Professors at Chicago felt for many years that other major universities -- such as Harvard, Yale, MIT, and Berkeley -- did not take Chicago seriously and would not hire its students. Schools like UCLA and the University of Rochester were much more sympathetic. The University of Virginia became a center for free-market thinking, around the figure of James Buchanan. Buchanan and the "public choice" theory applied economic assumptions of self-interested behavior to the actions of politicians, bureaucrats, and voters. A groundswell of Nobel Prizes, beginning with Hayek and Friedman in the mid-1970s, chronicled Chicago's ascendancy. Altogether, since 1974, eight professors from Chicago and another 11 associated at some time with Chicago have won Nobel Prizes in economics. "The shift toward Chicago was clear to me after 1975," said Gary Becker. "It was a result of what was going on in the economics profession and what was going on in the world. They came together."

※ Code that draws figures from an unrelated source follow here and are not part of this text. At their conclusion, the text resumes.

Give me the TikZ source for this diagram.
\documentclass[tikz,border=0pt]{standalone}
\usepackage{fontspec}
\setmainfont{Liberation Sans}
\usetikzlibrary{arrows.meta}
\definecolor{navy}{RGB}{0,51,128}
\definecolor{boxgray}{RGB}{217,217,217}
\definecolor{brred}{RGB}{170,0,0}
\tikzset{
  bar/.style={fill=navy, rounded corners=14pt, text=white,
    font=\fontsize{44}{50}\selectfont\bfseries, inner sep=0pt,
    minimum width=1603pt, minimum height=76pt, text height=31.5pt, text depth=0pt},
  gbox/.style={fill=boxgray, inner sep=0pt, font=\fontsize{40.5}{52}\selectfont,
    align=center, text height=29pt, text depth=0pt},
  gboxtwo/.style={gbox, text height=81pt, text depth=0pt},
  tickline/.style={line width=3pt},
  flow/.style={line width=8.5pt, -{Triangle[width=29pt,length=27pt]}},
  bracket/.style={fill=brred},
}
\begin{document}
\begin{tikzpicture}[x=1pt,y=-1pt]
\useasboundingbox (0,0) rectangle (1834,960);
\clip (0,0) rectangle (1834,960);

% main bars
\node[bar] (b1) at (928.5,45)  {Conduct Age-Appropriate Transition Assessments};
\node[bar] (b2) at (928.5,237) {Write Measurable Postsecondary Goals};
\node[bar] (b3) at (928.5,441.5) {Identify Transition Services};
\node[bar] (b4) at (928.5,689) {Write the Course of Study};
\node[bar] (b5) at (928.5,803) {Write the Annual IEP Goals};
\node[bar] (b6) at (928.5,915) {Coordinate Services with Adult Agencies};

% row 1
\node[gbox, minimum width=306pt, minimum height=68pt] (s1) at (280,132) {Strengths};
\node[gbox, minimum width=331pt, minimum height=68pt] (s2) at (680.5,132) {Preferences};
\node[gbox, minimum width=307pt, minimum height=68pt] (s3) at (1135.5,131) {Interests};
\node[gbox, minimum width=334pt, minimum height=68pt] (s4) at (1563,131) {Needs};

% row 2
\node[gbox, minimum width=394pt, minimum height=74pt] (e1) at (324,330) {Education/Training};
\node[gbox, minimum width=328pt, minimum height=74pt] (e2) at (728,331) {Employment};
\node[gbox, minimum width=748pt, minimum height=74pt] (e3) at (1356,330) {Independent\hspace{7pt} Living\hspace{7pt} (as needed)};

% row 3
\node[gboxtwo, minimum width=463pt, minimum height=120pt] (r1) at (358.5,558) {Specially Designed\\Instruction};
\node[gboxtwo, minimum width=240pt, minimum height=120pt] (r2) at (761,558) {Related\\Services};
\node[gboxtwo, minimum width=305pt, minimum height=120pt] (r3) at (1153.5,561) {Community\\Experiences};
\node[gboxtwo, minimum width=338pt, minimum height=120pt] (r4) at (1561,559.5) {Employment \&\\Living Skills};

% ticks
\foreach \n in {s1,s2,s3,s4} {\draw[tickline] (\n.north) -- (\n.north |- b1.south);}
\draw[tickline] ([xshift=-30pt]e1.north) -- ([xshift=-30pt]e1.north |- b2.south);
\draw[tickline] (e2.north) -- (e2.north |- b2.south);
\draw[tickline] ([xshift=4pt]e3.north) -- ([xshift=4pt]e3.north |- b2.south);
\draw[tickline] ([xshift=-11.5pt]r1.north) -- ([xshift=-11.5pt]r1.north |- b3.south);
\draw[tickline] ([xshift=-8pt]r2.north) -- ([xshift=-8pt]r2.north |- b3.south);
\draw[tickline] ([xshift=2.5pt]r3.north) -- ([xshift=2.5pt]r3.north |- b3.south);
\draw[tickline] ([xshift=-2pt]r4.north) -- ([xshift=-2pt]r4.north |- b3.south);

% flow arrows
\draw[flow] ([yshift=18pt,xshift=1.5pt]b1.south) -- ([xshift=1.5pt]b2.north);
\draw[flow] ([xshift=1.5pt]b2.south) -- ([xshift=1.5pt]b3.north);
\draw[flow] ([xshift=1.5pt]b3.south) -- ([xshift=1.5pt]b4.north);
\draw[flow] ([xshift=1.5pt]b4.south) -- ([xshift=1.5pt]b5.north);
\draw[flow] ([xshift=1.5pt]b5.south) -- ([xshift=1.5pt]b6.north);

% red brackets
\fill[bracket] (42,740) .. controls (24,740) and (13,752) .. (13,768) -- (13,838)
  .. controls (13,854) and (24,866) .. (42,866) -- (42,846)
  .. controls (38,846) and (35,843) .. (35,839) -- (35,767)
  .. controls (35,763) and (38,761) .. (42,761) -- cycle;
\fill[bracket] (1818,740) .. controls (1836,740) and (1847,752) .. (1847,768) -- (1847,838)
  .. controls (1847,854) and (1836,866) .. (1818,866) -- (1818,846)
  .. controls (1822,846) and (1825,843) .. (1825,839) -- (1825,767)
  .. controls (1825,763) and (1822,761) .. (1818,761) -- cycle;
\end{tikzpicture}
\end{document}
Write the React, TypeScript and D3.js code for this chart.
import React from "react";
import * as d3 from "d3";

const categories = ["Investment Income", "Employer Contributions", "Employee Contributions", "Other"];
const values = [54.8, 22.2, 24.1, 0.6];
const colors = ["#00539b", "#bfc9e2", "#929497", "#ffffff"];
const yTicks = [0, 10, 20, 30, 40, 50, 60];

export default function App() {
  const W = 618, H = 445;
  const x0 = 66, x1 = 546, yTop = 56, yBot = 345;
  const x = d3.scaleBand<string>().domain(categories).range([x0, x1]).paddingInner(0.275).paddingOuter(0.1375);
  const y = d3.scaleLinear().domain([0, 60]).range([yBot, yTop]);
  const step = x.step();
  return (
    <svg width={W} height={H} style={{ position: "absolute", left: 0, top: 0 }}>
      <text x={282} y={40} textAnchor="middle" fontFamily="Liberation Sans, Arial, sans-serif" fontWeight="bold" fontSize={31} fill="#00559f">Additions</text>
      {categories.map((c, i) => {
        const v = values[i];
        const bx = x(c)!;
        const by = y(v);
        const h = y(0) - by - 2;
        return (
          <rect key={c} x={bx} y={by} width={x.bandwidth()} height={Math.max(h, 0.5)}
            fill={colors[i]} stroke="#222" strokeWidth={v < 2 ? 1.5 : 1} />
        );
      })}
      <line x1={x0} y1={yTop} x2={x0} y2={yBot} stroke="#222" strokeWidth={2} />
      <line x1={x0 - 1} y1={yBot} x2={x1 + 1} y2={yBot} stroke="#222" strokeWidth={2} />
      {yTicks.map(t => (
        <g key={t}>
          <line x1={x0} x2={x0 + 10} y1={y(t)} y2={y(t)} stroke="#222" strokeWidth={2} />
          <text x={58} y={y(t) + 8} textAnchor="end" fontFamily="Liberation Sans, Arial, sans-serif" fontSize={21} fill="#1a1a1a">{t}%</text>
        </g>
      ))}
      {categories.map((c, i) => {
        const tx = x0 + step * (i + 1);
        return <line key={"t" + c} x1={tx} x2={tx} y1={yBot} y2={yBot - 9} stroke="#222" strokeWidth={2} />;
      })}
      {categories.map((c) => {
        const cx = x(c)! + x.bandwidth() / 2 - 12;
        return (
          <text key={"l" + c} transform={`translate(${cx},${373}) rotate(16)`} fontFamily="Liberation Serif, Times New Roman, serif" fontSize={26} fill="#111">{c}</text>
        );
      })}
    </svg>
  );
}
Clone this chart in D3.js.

As Friedman himself saw it, the acceptance of Chicago's ideas resulted first from the stagflation and economic impasse of the 1970s -- and then from the fall of the Berlin Wall. "People are not influential in arguing for different courses in the economy," he said. "The role of people is to keep ideas alive until a-crisis occurs. It wasn't my talking that caused people to embrace these ideas, just as the rooster doesn't make the sun rise. Collectivism was an impossible way to run an economy. What has brought about the change is reality, fact -- and what Marx called the inevitable forces of history."